__TASK OBJECTIVE__.
Copy out all lines with the word "this" in them.

__DATASET RECORDS__.
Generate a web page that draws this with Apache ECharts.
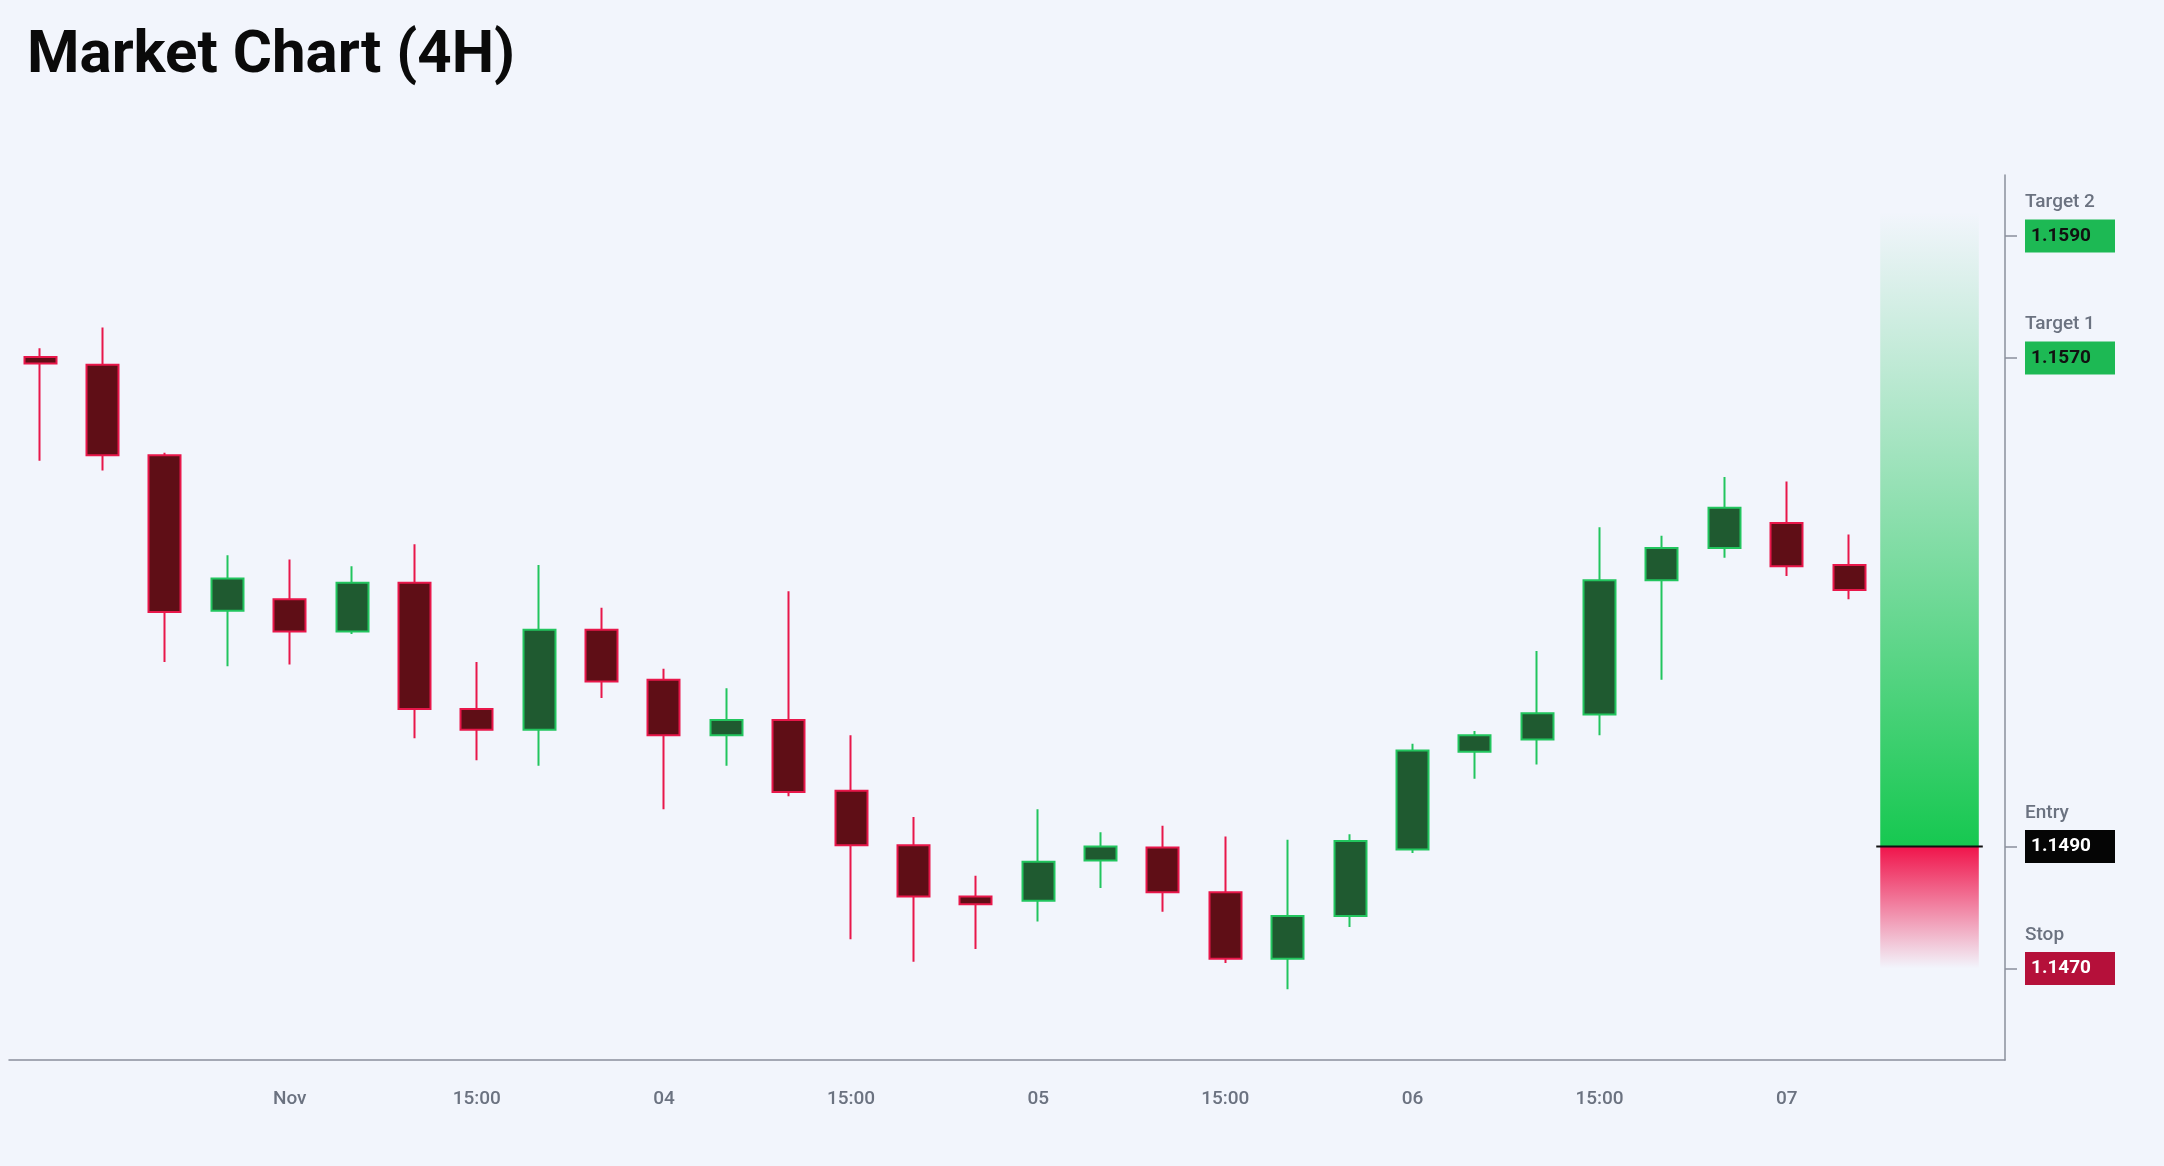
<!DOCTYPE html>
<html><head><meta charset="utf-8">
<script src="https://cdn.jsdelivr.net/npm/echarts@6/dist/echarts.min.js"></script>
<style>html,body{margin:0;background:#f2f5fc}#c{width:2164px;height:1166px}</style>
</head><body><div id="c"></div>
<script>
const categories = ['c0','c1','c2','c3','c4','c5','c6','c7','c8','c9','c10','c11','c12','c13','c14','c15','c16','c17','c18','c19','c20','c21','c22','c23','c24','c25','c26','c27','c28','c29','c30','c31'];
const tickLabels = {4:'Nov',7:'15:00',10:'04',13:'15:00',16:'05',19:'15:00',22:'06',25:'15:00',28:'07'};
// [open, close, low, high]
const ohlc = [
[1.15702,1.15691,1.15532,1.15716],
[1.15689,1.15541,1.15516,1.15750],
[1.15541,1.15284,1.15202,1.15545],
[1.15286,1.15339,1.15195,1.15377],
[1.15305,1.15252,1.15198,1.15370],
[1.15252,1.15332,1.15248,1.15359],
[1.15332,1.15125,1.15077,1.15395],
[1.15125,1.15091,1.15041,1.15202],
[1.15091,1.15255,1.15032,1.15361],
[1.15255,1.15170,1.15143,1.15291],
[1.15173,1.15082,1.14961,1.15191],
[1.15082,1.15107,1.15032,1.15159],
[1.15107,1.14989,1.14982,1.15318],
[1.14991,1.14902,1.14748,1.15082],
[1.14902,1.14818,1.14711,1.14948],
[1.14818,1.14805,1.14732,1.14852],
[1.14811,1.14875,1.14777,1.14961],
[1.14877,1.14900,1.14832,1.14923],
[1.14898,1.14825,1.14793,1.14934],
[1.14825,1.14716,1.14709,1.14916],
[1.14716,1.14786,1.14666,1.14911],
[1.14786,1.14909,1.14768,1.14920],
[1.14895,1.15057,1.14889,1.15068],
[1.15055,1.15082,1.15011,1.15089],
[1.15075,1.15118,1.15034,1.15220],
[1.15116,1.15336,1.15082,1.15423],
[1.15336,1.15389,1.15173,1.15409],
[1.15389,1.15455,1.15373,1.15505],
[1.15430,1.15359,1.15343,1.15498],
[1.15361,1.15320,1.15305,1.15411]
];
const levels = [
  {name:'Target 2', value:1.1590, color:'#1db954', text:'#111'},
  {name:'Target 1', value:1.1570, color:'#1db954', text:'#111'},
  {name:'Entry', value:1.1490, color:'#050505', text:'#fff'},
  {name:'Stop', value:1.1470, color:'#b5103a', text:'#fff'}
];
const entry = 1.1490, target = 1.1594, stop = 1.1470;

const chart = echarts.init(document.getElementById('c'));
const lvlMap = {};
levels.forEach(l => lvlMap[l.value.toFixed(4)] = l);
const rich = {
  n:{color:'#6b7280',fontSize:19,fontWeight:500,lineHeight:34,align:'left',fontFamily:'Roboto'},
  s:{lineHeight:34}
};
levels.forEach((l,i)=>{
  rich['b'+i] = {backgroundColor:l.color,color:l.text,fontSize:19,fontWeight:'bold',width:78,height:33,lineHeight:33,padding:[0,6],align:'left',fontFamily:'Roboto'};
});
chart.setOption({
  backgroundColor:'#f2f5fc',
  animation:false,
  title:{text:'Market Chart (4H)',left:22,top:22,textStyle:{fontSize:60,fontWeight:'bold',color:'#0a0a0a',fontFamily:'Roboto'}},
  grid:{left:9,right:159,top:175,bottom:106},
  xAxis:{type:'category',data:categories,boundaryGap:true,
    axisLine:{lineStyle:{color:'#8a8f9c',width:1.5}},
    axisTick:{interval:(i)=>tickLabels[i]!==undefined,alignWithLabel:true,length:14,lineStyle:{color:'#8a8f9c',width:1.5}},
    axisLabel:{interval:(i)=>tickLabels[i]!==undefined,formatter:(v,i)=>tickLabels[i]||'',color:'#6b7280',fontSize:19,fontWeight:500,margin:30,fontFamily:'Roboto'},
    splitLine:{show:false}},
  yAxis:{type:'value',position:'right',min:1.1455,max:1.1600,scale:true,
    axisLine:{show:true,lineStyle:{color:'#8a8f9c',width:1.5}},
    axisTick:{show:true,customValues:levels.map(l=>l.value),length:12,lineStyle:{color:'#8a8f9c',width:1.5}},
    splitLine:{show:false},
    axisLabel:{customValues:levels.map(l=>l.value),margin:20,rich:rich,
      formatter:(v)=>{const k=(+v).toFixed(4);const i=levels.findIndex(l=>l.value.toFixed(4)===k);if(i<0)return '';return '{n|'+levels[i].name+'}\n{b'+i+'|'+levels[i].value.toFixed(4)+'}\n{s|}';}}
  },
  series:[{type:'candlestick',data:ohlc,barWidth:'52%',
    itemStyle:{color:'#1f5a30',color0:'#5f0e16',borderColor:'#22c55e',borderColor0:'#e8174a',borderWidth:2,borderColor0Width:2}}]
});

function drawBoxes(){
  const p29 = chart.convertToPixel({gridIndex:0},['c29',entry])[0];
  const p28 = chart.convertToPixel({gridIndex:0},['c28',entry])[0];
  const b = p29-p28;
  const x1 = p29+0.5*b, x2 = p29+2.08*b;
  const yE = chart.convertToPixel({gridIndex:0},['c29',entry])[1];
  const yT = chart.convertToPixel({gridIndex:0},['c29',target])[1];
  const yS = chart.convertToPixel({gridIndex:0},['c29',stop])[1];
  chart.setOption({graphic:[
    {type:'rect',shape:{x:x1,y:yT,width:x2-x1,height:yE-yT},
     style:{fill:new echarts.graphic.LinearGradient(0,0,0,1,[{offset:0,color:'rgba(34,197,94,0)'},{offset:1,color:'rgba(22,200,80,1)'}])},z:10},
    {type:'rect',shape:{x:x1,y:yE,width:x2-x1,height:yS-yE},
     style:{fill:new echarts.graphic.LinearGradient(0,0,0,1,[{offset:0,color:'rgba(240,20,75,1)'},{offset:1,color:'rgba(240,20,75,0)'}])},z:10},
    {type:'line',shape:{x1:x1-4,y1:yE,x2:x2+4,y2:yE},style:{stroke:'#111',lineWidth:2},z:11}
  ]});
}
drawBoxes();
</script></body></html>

...

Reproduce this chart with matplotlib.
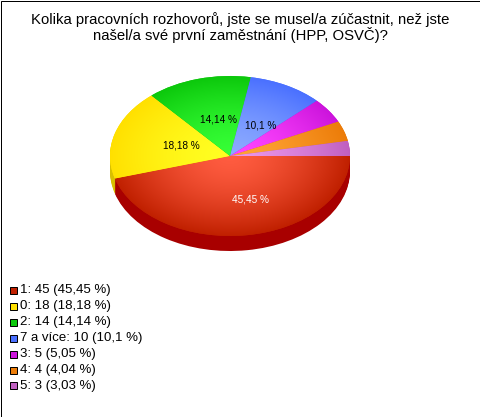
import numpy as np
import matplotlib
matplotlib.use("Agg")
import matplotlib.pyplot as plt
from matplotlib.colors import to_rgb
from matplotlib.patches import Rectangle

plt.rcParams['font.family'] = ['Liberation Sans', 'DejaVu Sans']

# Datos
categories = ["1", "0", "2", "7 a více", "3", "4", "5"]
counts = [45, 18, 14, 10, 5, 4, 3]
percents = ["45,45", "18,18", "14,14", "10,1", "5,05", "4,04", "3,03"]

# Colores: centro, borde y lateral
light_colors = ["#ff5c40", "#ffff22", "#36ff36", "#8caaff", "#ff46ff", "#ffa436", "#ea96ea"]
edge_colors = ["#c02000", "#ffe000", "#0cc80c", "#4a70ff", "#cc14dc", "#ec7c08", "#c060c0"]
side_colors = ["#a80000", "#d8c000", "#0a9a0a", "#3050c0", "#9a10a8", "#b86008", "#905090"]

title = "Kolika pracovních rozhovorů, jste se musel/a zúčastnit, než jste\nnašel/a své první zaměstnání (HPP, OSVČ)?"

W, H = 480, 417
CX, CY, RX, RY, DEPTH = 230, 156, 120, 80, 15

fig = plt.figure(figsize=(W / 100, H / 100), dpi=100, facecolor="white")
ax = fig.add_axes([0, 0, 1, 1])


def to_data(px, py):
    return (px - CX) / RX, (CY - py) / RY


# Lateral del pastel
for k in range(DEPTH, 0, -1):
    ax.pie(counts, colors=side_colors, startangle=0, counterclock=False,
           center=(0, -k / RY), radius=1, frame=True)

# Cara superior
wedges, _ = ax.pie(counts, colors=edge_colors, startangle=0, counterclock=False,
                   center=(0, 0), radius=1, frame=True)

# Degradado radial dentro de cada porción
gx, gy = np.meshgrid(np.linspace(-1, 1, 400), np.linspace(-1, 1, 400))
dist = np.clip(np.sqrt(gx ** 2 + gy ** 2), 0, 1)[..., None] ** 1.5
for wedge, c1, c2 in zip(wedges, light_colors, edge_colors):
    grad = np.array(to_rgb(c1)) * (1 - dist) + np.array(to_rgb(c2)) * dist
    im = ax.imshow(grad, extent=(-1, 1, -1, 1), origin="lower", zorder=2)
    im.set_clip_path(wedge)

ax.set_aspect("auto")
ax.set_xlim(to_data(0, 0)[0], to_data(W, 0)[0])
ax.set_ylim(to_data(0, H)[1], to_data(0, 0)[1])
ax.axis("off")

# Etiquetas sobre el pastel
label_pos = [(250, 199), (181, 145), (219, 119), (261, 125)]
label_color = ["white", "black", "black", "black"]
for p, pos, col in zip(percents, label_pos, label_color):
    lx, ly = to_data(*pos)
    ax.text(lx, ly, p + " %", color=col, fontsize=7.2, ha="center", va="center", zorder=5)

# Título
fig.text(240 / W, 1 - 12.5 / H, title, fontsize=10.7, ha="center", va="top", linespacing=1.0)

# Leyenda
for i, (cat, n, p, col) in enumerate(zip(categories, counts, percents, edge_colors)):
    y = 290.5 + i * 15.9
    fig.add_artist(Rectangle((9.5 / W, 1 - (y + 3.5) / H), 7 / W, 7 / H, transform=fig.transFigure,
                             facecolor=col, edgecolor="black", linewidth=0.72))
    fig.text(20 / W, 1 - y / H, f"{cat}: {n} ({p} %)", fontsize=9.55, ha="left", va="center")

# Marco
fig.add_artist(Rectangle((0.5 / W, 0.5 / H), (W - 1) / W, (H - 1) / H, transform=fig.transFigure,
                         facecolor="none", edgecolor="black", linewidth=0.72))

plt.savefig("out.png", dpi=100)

__WRITTEN ANSWER__.
Generate a web page that draws this with Apache ECharts.
Reproduce this chart with matplotlib.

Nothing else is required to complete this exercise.